IV. Timing and Work Plan
The period of performance is from July 19, 2021 to December 31, 2021. The total number of working days in this assignment may not exceed 50 days or 400 hours.
V. Deliverables and Reporting Requirements
The consultant will report to the Programme Manager and work closely with members of the SHWEBO team and the resource person. The consultant shall submit the following deliverables:
- Research brief (mid August 2021)
- PowerPoint presentation on key findings (early October 2021)
- First draft narrative report (early November 2021)
- Final draft narrative report (early December 2021)
VI. Monitoring and Evaluation
- Timely submission of all the deliverables satisfactory to the project team.

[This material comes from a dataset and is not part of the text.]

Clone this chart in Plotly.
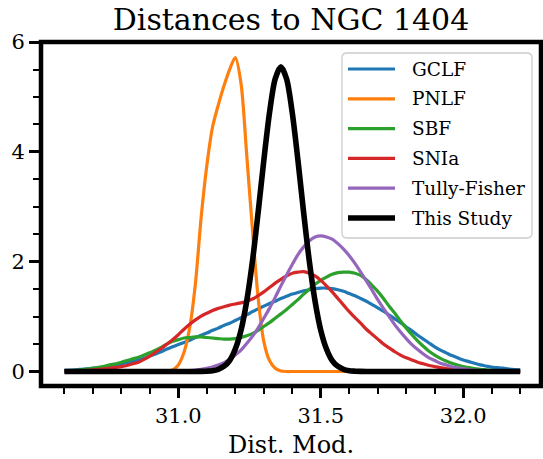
import plotly.graph_objects as go

DIST_MOD = [30.60, 30.62, 30.64, 30.66, 30.68, 30.70, 30.72, 30.74, 30.76, 30.78,
            30.80, 30.82, 30.84, 30.86, 30.88, 30.90, 30.92, 30.94, 30.96, 30.98,
            31.00, 31.02, 31.04, 31.06, 31.08, 31.10, 31.12, 31.14, 31.16, 31.18,
            31.20, 31.22, 31.24, 31.26, 31.28, 31.30, 31.32, 31.34, 31.36, 31.38,
            31.40, 31.42, 31.44, 31.46, 31.48, 31.50, 31.52, 31.54, 31.56, 31.58,
            31.60, 31.62, 31.64, 31.66, 31.68, 31.70, 31.72, 31.74, 31.76, 31.78,
            31.80, 31.82, 31.84, 31.86, 31.88, 31.90, 31.92, 31.94, 31.96, 31.98,
            32.00, 32.02, 32.04, 32.06, 32.08, 32.10, 32.12, 32.14, 32.16, 32.18, 32.20]

GCLF = [0.02, 0.025, 0.03, 0.04, 0.05, 0.06, 0.07, 0.08, 0.10, 0.12,
        0.14, 0.16, 0.18, 0.21, 0.24, 0.28, 0.32, 0.36, 0.41, 0.45,
        0.49, 0.53, 0.57, 0.62, 0.66, 0.70, 0.75, 0.79, 0.84, 0.88,
        0.93, 0.98, 1.03, 1.09, 1.14, 1.19, 1.24, 1.28, 1.33, 1.37,
        1.41, 1.44, 1.47, 1.49, 1.51, 1.52, 1.52, 1.51, 1.49, 1.46,
        1.42, 1.38, 1.33, 1.28, 1.22, 1.16, 1.10, 1.03, 0.96, 0.89,
        0.81, 0.74, 0.66, 0.59, 0.52, 0.45, 0.39, 0.34, 0.29, 0.25,
        0.21, 0.18, 0.15, 0.12, 0.10, 0.08, 0.07, 0.06, 0.045, 0.035, 0.03]

PNLF = [0, 0, 0, 0, 0, 0, 0, 0, 0, 0,
        0, 0, 0, 0, 0, 0, 0, 0, 0.0, 0.03,
        0.12, 0.35, 0.8, 1.6, 2.8, 3.75, 4.45, 4.85, 5.2, 5.5,
        5.72, 5.25, 3.95, 2.6, 1.35, 0.55, 0.2, 0.06, 0.01, 0,
        0, 0, 0, 0, 0, 0, 0, 0, 0, 0,
        0, 0, 0, 0, 0, 0, 0, 0, 0, 0,
        0, 0, 0, 0, 0, 0, 0, 0, 0, 0,
        0, 0, 0, 0, 0, 0, 0, 0, 0, 0, 0]

SBF = [0.01, 0.015, 0.02, 0.03, 0.045, 0.06, 0.075, 0.095, 0.12, 0.14,
       0.17, 0.20, 0.23, 0.26, 0.30, 0.34, 0.39, 0.44, 0.50, 0.55,
       0.58, 0.61, 0.62, 0.63, 0.63, 0.62, 0.61, 0.60, 0.59, 0.59,
       0.60, 0.62, 0.65, 0.69, 0.75, 0.82, 0.89, 0.97, 1.05, 1.13,
       1.22, 1.31, 1.41, 1.50, 1.59, 1.66, 1.72, 1.77, 1.80, 1.81,
       1.81, 1.79, 1.75, 1.67, 1.57, 1.46, 1.33, 1.19, 1.06, 0.92,
       0.79, 0.67, 0.56, 0.46, 0.37, 0.30, 0.24, 0.19, 0.15, 0.12,
       0.09, 0.07, 0.055, 0.04, 0.03, 0.02, 0.015, 0.01, 0.005, 0.003, 0.002]

SNIA = [0.005, 0.007, 0.01, 0.015, 0.02, 0.03, 0.04, 0.05, 0.06, 0.075,
        0.09, 0.11, 0.14, 0.17, 0.22, 0.28, 0.35, 0.42, 0.50, 0.58,
        0.67, 0.77, 0.86, 0.94, 1.01, 1.06, 1.11, 1.15, 1.18, 1.21,
        1.23, 1.25, 1.28, 1.32, 1.38, 1.45, 1.53, 1.61, 1.68, 1.74,
        1.79, 1.81, 1.82, 1.79, 1.74, 1.66, 1.56, 1.45, 1.33, 1.21,
        1.09, 0.98, 0.88, 0.77, 0.68, 0.59, 0.50, 0.43, 0.36, 0.30,
        0.25, 0.21, 0.17, 0.14, 0.11, 0.09, 0.07, 0.055, 0.045, 0.035,
        0.025, 0.02, 0.015, 0.01, 0.008, 0.006, 0.004, 0.003, 0.002, 0.001, 0.001]

TULLY_FISHER = [0, 0, 0, 0, 0, 0, 0, 0, 0, 0,
                0, 0, 0, 0, 0, 0, 0, 0, 0, 0.004,
                0.007, 0.011, 0.017, 0.026, 0.039, 0.058, 0.083, 0.12, 0.16, 0.22,
                0.30, 0.39, 0.51, 0.64, 0.79, 0.97, 1.15, 1.35, 1.56, 1.76,
                1.95, 2.13, 2.27, 2.38, 2.45, 2.47, 2.45, 2.41, 2.33, 2.23,
                2.11, 1.97, 1.81, 1.65, 1.48, 1.31, 1.15, 1.00, 0.85, 0.72,
                0.60, 0.49, 0.40, 0.32, 0.25, 0.20, 0.15, 0.12, 0.088, 0.065,
                0.048, 0.035, 0.025, 0.018, 0.012, 0.009, 0.006, 0.004, 0.003, 0.002, 0.001]

THIS_STUDY = [0, 0, 0, 0, 0, 0, 0, 0, 0, 0,
              0, 0, 0, 0, 0, 0, 0, 0, 0, 0,
              0, 0, 0, 0, 0.002, 0.006, 0.015, 0.04, 0.094, 0.20,
              0.41, 0.75, 1.28, 2.00, 2.89, 3.84, 4.71, 5.33, 5.55, 5.33,
              4.71, 3.84, 2.89, 2.00, 1.28, 0.75, 0.41, 0.20, 0.094, 0.04,
              0.015, 0.006, 0.002, 0, 0, 0, 0, 0, 0, 0,
              0, 0, 0, 0, 0, 0, 0, 0, 0, 0,
              0, 0, 0, 0, 0, 0, 0, 0, 0, 0, 0]

SERIES_NAMES = ["GCLF", "PNLF", "SBF", "SNIa", "Tully-Fisher", "This Study"]
SERIES_VALUES = [GCLF, PNLF, SBF, SNIA, TULLY_FISHER, THIS_STUDY]
COLORS = ["#1f77b4", "#ff7f0e", "#2ca02c", "#d62728", "#9467bd", "#000000"]
WIDTHS = [3.2, 3.2, 3.2, 3.2, 3.2, 5.6]

FONT = "DejaVu Serif"

# figure geometry (pixels)
W, H = 543, 459
ML, MR, MT, MB = 41, 2, 42, 73
PW, PH = W - ML - MR, H - MT - MB


def px_to_paper(xp, yp):
    return (xp - ML) / PW, (H - MB - yp) / PH


fig = go.Figure()
for name, vals, col, w in zip(SERIES_NAMES, SERIES_VALUES, COLORS, WIDTHS):
    fig.add_trace(go.Scatter(x=DIST_MOD, y=vals, mode="lines", name=name, showlegend=False,
                             line=dict(color=col, width=w, shape="spline", smoothing=0.8)))

# axes frame
fig.add_shape(type="rect", xref="paper", yref="paper", x0=0, x1=1, y0=0, y1=1,
              line=dict(color="black", width=4.5), layer="above")

# legend box (rounded), matplotlib-style
lx0, ly1 = px_to_paper(342, 53)
lx1, ly0 = px_to_paper(532, 238)
rx, ry = 5 / PW, 5 / PH
path = (f"M {lx0 + rx},{ly0} L {lx1 - rx},{ly0} Q {lx1},{ly0} {lx1},{ly0 + ry} "
        f"L {lx1},{ly1 - ry} Q {lx1},{ly1} {lx1 - rx},{ly1} L {lx0 + rx},{ly1} "
        f"Q {lx0},{ly1} {lx0},{ly1 - ry} L {lx0},{ly0 + ry} Q {lx0},{ly0} {lx0 + rx},{ly0} Z")
fig.add_shape(type="path", xref="paper", yref="paper", path=path,
              fillcolor="rgba(255,255,255,0.8)", line=dict(color="#cccccc", width=1.3),
              layer="above")

for i, (name, col, w) in enumerate(zip(SERIES_NAMES, COLORS, WIDTHS)):
    yc = 69 + 29.8 * i
    xa, ya = px_to_paper(348, yc)
    xb, _ = px_to_paper(395, yc)
    xt, _ = px_to_paper(410, yc)
    fig.add_shape(type="line", xref="paper", yref="paper", x0=xa, x1=xb, y0=ya, y1=ya,
                  line=dict(color=col, width=w), layer="above")
    fig.add_annotation(text=name, xref="paper", yref="paper", x=xt, y=ya,
                       xanchor="left", yanchor="middle", showarrow=False,
                       font=dict(family=FONT, size=18.5, color="black"))

fig.update_layout(
    width=W, height=H,
    margin=dict(l=ML, r=MR, t=MT, b=MB),
    plot_bgcolor="white", paper_bgcolor="white",
    font=dict(family=FONT, color="black"),
    title=dict(text="Distances to NGC 1404", font=dict(family=FONT, size=30, color="black"),
               x=0.5, xref="paper", xanchor="center", y=1 - 19 / H, yref="container",
               yanchor="middle"),
    showlegend=False,
)

fig.update_xaxes(range=[30.518, 32.273], tick0=31.0, dtick=0.5, tickformat=".1f",
                 ticks="outside", ticklen=11, tickwidth=2.5, tickcolor="black",
                 showgrid=False, zeroline=False, showline=False,
                 tickfont=dict(family=FONT, size=21, color="black"),
                 minor=dict(ticks="outside", tick0=31.0, dtick=0.1, ticklen=7, tickwidth=1.6,
                            tickcolor="black", showgrid=False),
                 title=dict(text="Dist. Mod.", font=dict(family=FONT, size=24, color="black"),
                            standoff=13))

fig.update_yaxes(range=[-0.264, 6.002], tick0=0, dtick=2,
                 ticks="outside", ticklen=11, tickwidth=2.5, tickcolor="black",
                 showgrid=False, zeroline=False, showline=False,
                 tickfont=dict(family=FONT, size=21, color="black"),
                 minor=dict(ticks="outside", tick0=0, dtick=0.5, ticklen=7, tickwidth=1.6,
                            tickcolor="black", showgrid=False))

fig.write_html("out.html")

- Minimum 10 years of relevant work experience, including substantive analytical work on parliamentary financial oversight, including budget review, monitoring, and audit scrutiny.
- A Master’s degree (or equivalent) in public administration, public policy, law, finance, economics, or a related discipline.
- Good understanding of governance challenges and political institutions and landscape in Myanmar.
- Proven teamwork and leadership skills, working with multi-disciplinary teams.
- Excellent communications skills, both in oral presentations and in writing technical papers, policy briefs, independent reports etc.
 English versions of JPAC public documents such as committee reports will be provided by the International IDEA team.